How a Quick-Rinse Bankruptcy Works

For a quick-rinse bankruptcy to work effectively, everyone has to get on the same page before the filing. That means negotiations between the government, creditors, unions, shareholders, and other stakeholders to avoid any court filings that could bog things down.

You might also hear it called a controlled bankruptcy, and it often involves taxpayer financing. This setup came about in 2008 because letting giants like Chrysler and GM drag through long proceedings could lead to huge layoffs, lost customers, and a deeper recession. Speed is everything here—administrators focus on how quickly they can reach an agreement, knowing a failing company has limited time before it crumbles.

After the crisis, reforms pushed for bail-ins over bailouts to avoid using taxpayer money, but in cases like these, preserving the company's value for reorganization is key.

Benefits of a Quick-Rinse Bankruptcy

The biggest advantage is the speed. Regular Chapter 11 bankruptcies chew up time, money, and resources, sometimes lasting months or years, which just hampers the businesses involved.

With a quick-rinse, things move fast, helping creditors assess their finances and move on after dealing with the bankrupt entity. It's straightforward: get it done quick to minimize damage all around.
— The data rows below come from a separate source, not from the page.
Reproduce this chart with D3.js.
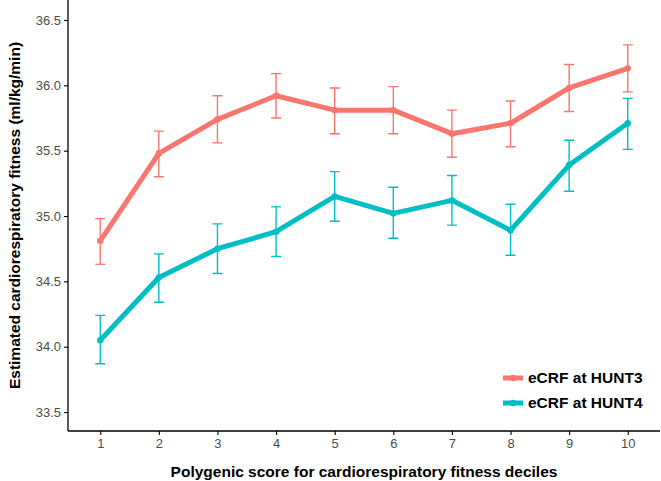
<!DOCTYPE html>
<html>
<head>
<meta charset="utf-8">
<script src="https://cdn.jsdelivr.net/npm/d3@7"></script>
<style>
  body { margin: 0; background: #fff; }
  svg { display: block; font-family: "Liberation Sans", Arial, sans-serif; }
</style>
</head>
<body>
<div id="chart"></div>
<script>
// deciles of the polygenic score
var deciles = [1, 2, 3, 4, 5, 6, 7, 8, 9, 10];

// eCRF at HUNT3
var hunt3Mean  = [34.81, 35.48, 35.74, 35.92, 35.81, 35.81, 35.63, 35.71, 35.98, 36.13];
var hunt3Lower = [34.63, 35.30, 35.56, 35.75, 35.63, 35.63, 35.45, 35.53, 35.80, 35.95];
var hunt3Upper = [34.98, 35.65, 35.92, 36.09, 35.98, 35.99, 35.81, 35.88, 36.16, 36.31];

// eCRF at HUNT4
var hunt4Mean  = [34.05, 34.53, 34.75, 34.88, 35.15, 35.02, 35.12, 34.89, 35.39, 35.71];
var hunt4Lower = [33.87, 34.34, 34.56, 34.69, 34.96, 34.83, 34.93, 34.70, 35.19, 35.51];
var hunt4Upper = [34.24, 34.71, 34.94, 35.07, 35.34, 35.22, 35.31, 35.09, 35.58, 35.90];

var yTicks = [33.5, 34.0, 34.5, 35.0, 35.5, 36.0, 36.5];
var seriesNames = ["eCRF at HUNT3", "eCRF at HUNT4"];
var colors = ["#F8766D", "#00BFC4"];

var W = 661, H = 481;
// plot panel edges (window.top is read-only, so no "top" here)
var pLeft = 68, pRight = 660, pTop = 0, pBottom = 431;

var svg = d3.select("#chart").append("svg")
    .attr("width", W)
    .attr("height", H);

var x = d3.scaleLinear().domain([0.45, 10.55]).range([pLeft, pRight]);
var y = d3.scaleLinear().domain([33.355, 36.653]).range([pBottom, pTop]);

function rows(mean, lo, hi) {
    return deciles.map(function(d, i) {
        return {x: d, m: mean[i], lo: lo[i], hi: hi[i]};
    });
}
var series = [rows(hunt3Mean, hunt3Lower, hunt3Upper), rows(hunt4Mean, hunt4Lower, hunt4Upper)];

// axes
var yAxis = svg.append("g")
    .attr("transform", "translate(" + pLeft + ",0)")
    .call(d3.axisLeft(y).tickValues(yTicks).tickFormat(d3.format(".1f")).tickSize(4).tickPadding(3));
var xAxis = svg.append("g")
    .attr("transform", "translate(0," + pBottom + ")")
    .call(d3.axisBottom(x).tickValues(deciles).tickSize(4).tickPadding(4));

[xAxis, yAxis].forEach(function(g) {
    g.select(".domain").attr("stroke", "#000").attr("stroke-width", 1.3);
    g.selectAll(".tick line").attr("stroke", "#000").attr("stroke-width", 1.1);
    g.selectAll(".tick text")
        .attr("fill", "#4D4D4D")
        .attr("font-size", 13)
        .attr("font-family", "Liberation Sans, Arial, sans-serif");
});
// axis lines run to the panel edges
yAxis.select(".domain").attr("d", "M0," + pBottom + "V" + pTop);
xAxis.select(".domain").attr("d", "M" + pLeft + ",0H" + pRight);

// axis titles
svg.append("text")
    .attr("x", (pLeft + pRight) / 2)
    .attr("y", 477)
    .attr("text-anchor", "middle")
    .attr("font-size", 15.5)
    .attr("font-weight", "bold")
    .text("Polygenic score for cardiorespiratory fitness deciles");

svg.append("text")
    .attr("transform", "translate(20," + ((pTop + pBottom) / 2) + ") rotate(-90)")
    .attr("text-anchor", "middle")
    .attr("font-size", 15.5)
    .attr("font-weight", "bold")
    .text("Estimated cardiorespiratory fitness (ml/kg/min)");

var line = d3.line()
    .x(function(d) { return x(d.x); })
    .y(function(d) { return y(d.m); });

series.forEach(function(data, k) {
    var g = svg.append("g");
    // error bars
    g.selectAll("path.err").data(data).enter().append("path")
        .attr("class", "err")
        .attr("fill", "none")
        .attr("stroke", colors[k])
        .attr("stroke-width", 1.4)
        .attr("d", function(d) {
            var cx = x(d.x), w = 5;
            return "M" + (cx - w) + "," + y(d.hi) + "H" + (cx + w) +
                   "M" + cx + "," + y(d.hi) + "V" + y(d.lo) +
                   "M" + (cx - w) + "," + y(d.lo) + "H" + (cx + w);
        });
    g.append("path")
        .datum(data)
        .attr("fill", "none")
        .attr("stroke", colors[k])
        .attr("stroke-width", 5)
        .attr("stroke-linejoin", "round")
        .attr("d", line);
    g.selectAll("circle").data(data).enter().append("circle")
        .attr("cx", function(d) { return x(d.x); })
        .attr("cy", function(d) { return y(d.m); })
        .attr("r", 3.2)
        .attr("fill", colors[k]);
});

// legend
var legend = svg.append("g").attr("transform", "translate(503,378)");
seriesNames.forEach(function(name, k) {
    var row = legend.append("g").attr("transform", "translate(0," + (k * 25) + ")");
    row.append("line")
        .attr("x1", 0).attr("x2", 20)
        .attr("stroke", colors[k])
        .attr("stroke-width", 5);
    row.append("circle")
        .attr("cx", 10).attr("r", 3.2)
        .attr("fill", colors[k]);
    row.append("text")
        .attr("x", 25)
        .attr("dy", "0.35em")
        .attr("font-size", 15.5)
        .attr("font-weight", "bold")
        .text(name);
});
</script>
</body>
</html>
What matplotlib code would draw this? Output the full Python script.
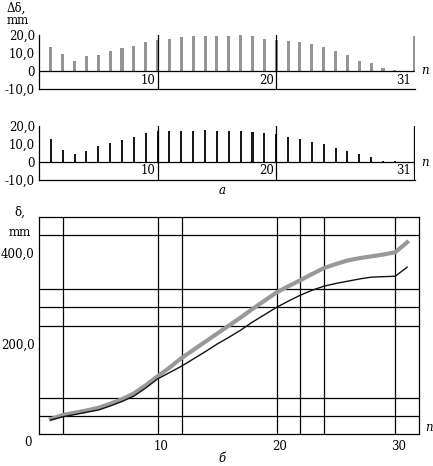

Quick-Rinse Bankruptcy vs. Prepackaged Bankruptcy

Both quick-rinse and prepackaged bankruptcies aim to skip the slow, messy court battles. The key difference? A quick-rinse comes with taxpayer financing promises, like the government bailouts for GM and Chrysler in 2008.

In a prepackaged setup, the distressed company negotiates terms with creditors before filing Chapter 11, giving everyone a chance to agree on repayments upfront. The New York Times put it well: quick-rinse sits between a prepackaged plan and total court chaos. And get this—GM emerged from its quick-rinse in just 39 days.

Example of a Quick-Rinse Bankruptcy

Take Company ABC, which hasn't sold much in the past year, racking up debt with no profits and borrowing just to stay afloat. Management decides bankruptcy is the only way out.

Before filing, they negotiate with creditors: owing $5 million to Bank One, $2 million to Bank Two, and $4 million to Bank Three. After valuing assets like vehicles, machinery, and a warehouse, ABC offers partial payments—$3 million to Bank One, $500,000 to Bank Two, and $1 million to Bank Three. The banks agree, preferring something over nothing. When ABC files, the court process flies by since terms are set.

Frequently Asked Questions

How long do corporate bankruptcies usually take? Every case is different, but if prepared, they last four to six months from filing to close.

Can a company survive Chapter 11? Absolutely—many do and come out stronger. The point is reorganization for better finances, not liquidation.

Can you file Chapter 7 twice? Yes, but wait eight years after a discharge from the first one, or you might face full liability in the second.

Do stocks go up after bankruptcies? It varies. In Chapter 11, stocks drop initially but could rise post-reorganization if the company rebounds.